A novel biomaterial for osteotropic drug nanocarriers: synthesis and biocompatibility evaluation of a PLGA-ALE conjugate.

BACKGROUND & AIMS: Osteotropic drug-delivery systems have been proposed as a means to provide drugs with affinity to bone tissues. Drugs or proteins have been linked chemically to bone-seeking agents, such as bisphosphonates (BPs); alternatively, drug-loaded nanoparticles have been used to target specific tissues, such as tumor areas. In our current research, these approaches were merged by synthesizing a novel bone-seeking polymer conjugate, from which targetable nanoparticles can be produced. MATERIALS & METHODS: An amino-BP, alendronate (ALE) was bound covalently to a biodegradable polymer, poly(lactic-co-glycolide) (PLGA), containing a free end carboxylic group.
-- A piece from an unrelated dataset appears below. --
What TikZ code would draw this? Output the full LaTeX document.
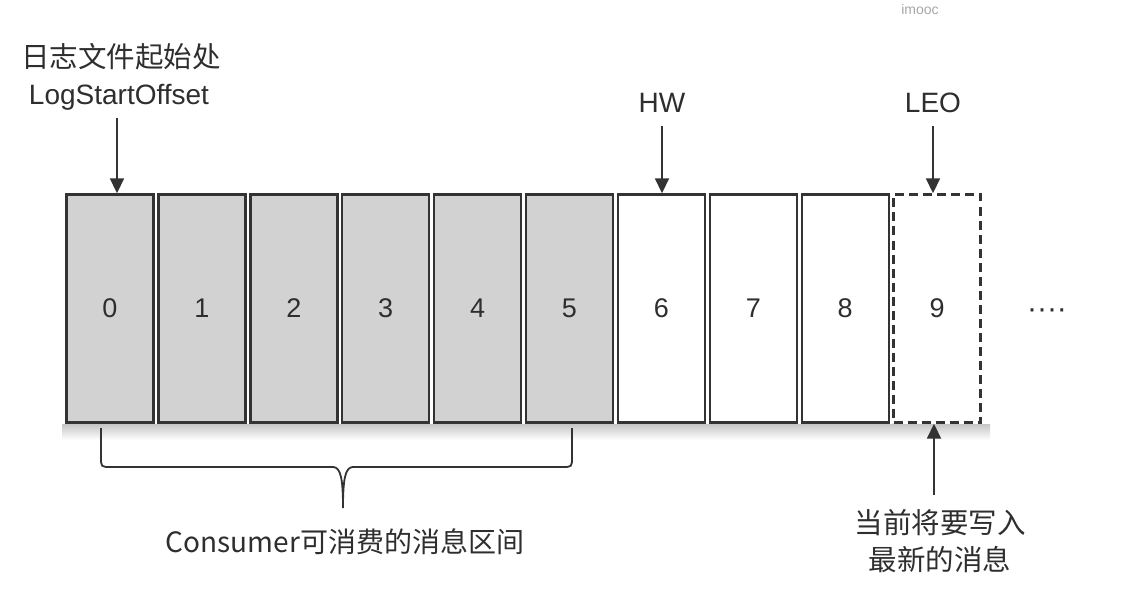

Blood compatibility and cytotoxicity were assessed in vitro. RESULTS & DISCUSSION: By a classical solvent-evaporation method, nanoparticles with a mean size of 200-300 nm were prepared from the conjugate; sterilization was achieved by gamma-irradiation, confirming their potential as injectable drug nanocarriers. Owing to the presence of the BP residue, PLGA-ALE nanoparticles were adsorbed onto hydroxyapatite to a higher extent than pure PLGA nanoparticles. The PLGA-ALE conjugate did not induce either hemolysis or alterations of the plasmatic phase of coagulation, or cytotoxic effects on endothelial cells and trabecular osteoblasts. CONCLUSION: The prepared conjugate represents a novel biomaterial that is able to provide nanoparticles, which can be further loaded with drugs, such as anticancer agents, and addressed to osteolytic or other bone diseases.

Biocompatibility of poly(D,L-lactide-co-glycolide) nanoparticles conjugated with alendronate.

Nanoparticles made of a conjugate of poly(D,L-lactide-co-glycolide) with alendronate (PLGA-ALE NPs), were prepared by emulsion/solvent evaporation technique. The conjugation yield, determined by MALDI TOF analysis, was 30-35%. PLGA-ALE NPs size, evaluated by photon correlation spectroscopy, was 198.7+/-0.2 nm. Haemocompatibility studies using different concentrations of PLGA-ALE NPs did not show any significant effect on haemolysis, leukocyte number, platelet activation, APTT and complement consumption, in comparison with blood incubated with phosphate buffered saline (PBS). A significant reduction of the prothrombin activity was demonstrated after incubation with 560 microg/ml of PLGA-ALE NPs; a significant increase was observed at the highest dilutions. The viability of human umbilical vein endothelial cells and bone marrow stromal cells (BMSC), evaluated through the neutral red test, was not affected by PLGA-ALE NPs. There were no significant differences in cell-associated alkaline phosphatase between BMSC incubated with PLGA-ALE NP- and PBS-added media. These results demonstrated that PLGA-ALE NPs had an acceptable degree of blood compatibility and were not cytotoxic; therefore, they may be considered suitable for intravenous administration.